◆ **What the task requires**:
Can you set down, exactly as they appear below, the lines from the opening of the material through the one bearing "1e0, 1e1, 1e2]", minus the pictures?

* * * * * * *

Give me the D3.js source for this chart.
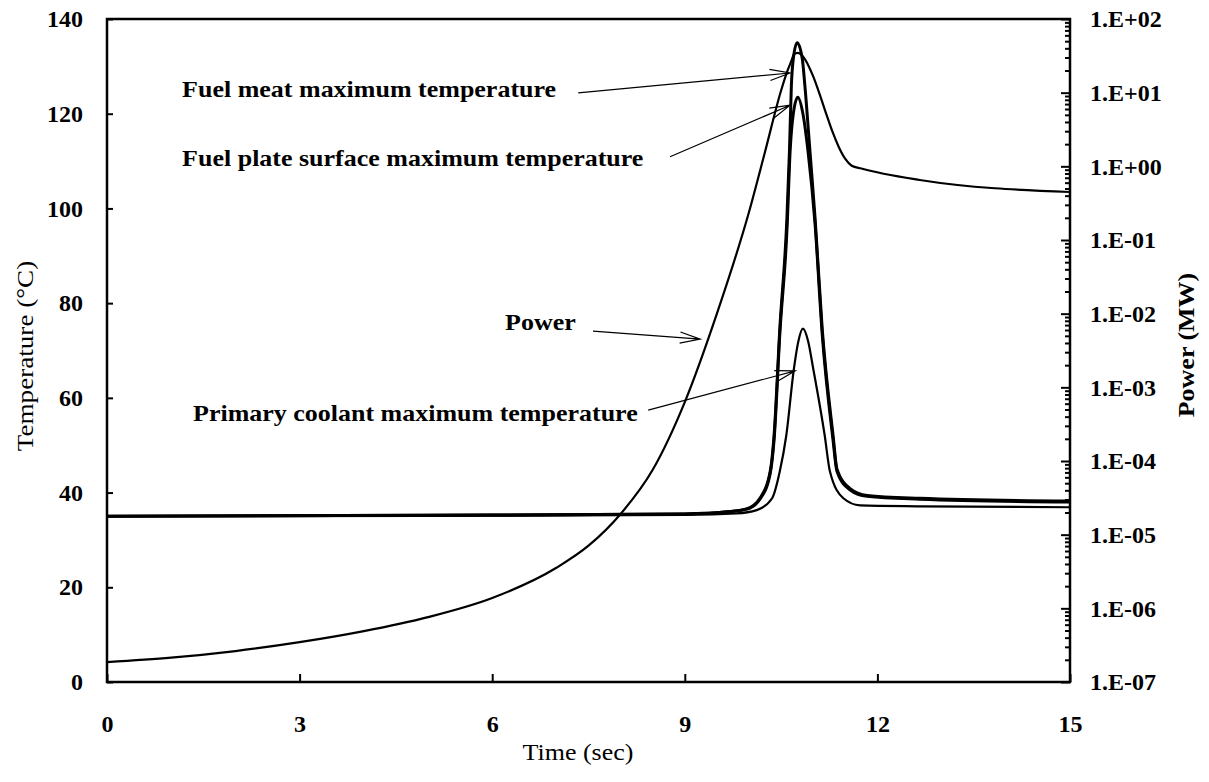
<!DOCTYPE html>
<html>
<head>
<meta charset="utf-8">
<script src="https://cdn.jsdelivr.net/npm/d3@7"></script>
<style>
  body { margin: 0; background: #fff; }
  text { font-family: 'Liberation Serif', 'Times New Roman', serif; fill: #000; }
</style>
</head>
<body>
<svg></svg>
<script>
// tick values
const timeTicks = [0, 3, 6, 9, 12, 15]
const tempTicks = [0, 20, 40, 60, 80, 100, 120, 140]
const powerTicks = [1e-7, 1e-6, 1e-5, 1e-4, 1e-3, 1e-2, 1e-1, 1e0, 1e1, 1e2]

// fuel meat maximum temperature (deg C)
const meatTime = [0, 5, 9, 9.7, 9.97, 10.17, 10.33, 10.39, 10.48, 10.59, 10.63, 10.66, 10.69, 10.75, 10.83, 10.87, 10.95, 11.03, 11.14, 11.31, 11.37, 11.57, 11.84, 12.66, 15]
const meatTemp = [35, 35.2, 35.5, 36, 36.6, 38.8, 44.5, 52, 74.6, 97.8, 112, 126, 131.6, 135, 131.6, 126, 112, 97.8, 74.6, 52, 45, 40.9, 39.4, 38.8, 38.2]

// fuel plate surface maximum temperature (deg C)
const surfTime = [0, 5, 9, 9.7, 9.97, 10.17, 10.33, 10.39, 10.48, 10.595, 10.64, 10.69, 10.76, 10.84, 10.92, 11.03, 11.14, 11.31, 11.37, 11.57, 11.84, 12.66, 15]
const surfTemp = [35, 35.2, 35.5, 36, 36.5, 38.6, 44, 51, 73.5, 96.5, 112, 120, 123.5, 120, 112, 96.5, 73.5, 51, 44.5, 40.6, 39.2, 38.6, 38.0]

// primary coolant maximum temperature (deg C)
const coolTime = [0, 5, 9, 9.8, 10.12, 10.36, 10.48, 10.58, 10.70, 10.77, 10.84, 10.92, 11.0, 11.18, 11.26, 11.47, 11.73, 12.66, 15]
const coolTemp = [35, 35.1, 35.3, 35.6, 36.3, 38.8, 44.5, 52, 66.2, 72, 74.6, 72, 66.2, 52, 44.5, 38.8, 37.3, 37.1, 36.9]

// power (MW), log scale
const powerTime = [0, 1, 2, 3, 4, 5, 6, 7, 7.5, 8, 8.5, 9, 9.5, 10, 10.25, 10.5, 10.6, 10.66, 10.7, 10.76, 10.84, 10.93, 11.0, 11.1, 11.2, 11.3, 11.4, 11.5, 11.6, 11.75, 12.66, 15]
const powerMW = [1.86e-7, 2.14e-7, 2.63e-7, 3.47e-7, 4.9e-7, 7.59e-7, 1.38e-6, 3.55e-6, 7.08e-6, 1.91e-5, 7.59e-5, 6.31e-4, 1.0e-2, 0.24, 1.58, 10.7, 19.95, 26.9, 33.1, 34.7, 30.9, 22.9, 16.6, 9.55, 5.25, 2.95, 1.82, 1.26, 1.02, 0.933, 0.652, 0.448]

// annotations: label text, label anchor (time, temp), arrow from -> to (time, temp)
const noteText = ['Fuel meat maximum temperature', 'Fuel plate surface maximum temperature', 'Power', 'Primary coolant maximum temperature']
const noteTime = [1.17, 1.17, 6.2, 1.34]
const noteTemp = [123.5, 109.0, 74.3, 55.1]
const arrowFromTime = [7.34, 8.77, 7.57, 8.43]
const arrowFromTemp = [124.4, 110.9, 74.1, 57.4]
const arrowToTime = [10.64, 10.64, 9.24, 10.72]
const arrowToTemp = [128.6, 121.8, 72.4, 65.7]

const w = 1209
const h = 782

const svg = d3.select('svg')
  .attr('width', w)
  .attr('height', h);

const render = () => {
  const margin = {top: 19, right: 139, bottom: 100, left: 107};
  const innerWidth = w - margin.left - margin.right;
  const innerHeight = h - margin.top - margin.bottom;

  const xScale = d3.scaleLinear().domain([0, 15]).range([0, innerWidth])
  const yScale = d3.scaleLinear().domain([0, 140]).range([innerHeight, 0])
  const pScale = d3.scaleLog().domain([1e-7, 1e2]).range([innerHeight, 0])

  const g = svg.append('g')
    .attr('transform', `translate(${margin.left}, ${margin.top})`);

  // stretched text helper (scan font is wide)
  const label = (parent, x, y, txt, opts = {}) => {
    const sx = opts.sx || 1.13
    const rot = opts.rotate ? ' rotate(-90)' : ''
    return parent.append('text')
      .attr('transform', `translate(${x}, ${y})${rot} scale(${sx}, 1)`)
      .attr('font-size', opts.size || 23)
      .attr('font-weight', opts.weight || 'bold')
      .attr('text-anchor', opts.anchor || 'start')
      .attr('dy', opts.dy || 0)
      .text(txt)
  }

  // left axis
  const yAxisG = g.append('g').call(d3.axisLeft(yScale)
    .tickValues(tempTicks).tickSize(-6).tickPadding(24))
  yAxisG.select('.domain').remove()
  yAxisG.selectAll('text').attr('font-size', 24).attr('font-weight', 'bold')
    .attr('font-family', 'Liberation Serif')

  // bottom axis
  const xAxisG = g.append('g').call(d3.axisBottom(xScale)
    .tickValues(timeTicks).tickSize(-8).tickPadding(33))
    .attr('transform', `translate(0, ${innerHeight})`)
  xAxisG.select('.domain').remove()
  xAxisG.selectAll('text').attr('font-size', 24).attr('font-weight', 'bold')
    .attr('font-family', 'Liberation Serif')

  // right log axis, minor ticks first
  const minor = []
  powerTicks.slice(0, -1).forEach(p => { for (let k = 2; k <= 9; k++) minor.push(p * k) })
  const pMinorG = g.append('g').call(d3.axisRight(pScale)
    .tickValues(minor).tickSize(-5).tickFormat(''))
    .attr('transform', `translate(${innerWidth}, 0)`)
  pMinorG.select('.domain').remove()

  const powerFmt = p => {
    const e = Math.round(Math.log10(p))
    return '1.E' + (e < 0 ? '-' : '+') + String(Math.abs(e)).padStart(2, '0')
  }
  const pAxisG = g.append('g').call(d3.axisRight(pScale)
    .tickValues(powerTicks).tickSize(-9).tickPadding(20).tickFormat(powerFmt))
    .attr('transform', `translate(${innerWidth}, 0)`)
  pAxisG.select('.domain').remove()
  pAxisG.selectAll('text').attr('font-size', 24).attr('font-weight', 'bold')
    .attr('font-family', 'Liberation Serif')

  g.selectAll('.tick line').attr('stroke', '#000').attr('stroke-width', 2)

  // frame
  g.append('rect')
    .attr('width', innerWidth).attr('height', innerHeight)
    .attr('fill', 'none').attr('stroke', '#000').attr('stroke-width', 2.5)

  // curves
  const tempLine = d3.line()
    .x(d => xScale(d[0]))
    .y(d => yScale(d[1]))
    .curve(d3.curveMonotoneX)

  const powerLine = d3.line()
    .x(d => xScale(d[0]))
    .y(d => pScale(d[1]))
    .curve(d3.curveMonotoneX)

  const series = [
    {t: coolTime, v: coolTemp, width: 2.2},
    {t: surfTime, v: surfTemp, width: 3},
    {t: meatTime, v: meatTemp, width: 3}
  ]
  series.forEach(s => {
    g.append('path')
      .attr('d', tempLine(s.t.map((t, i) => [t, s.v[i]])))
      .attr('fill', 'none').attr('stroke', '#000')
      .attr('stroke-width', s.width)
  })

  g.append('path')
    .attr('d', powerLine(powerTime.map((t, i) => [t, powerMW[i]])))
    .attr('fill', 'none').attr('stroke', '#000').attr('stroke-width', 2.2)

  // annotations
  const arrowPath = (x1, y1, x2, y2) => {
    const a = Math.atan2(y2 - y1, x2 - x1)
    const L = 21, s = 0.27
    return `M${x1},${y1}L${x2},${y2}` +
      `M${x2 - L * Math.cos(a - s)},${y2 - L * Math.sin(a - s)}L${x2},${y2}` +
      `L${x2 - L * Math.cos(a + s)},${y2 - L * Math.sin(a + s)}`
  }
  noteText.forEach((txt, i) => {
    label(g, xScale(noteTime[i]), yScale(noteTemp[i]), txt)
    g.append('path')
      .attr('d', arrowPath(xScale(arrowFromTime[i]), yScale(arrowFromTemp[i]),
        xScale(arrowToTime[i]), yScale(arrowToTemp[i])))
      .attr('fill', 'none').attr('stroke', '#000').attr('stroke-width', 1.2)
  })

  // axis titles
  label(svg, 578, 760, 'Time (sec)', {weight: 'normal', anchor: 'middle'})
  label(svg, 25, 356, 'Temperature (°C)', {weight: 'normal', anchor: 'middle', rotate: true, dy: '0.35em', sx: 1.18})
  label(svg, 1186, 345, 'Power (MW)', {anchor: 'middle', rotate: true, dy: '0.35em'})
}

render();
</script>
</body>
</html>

* * * * * * *

◆ **Final result**:
Give me the D3.js source for this chart.
<!DOCTYPE html>
<html>
<head>
<meta charset="utf-8">
<script src="https://cdn.jsdelivr.net/npm/d3@7"></script>
<style>
  body { margin: 0; background: #fff; }
  text { font-family: 'Liberation Serif', 'Times New Roman', serif; fill: #000; }
</style>
</head>
<body>
<svg></svg>
<script>
// tick values
const timeTicks = [0, 3, 6, 9, 12, 15]
const tempTicks = [0, 20, 40, 60, 80, 100, 120, 140]
const powerTicks = [1e-7, 1e-6, 1e-5, 1e-4, 1e-3, 1e-2, 1e-1, 1e0, 1e1, 1e2]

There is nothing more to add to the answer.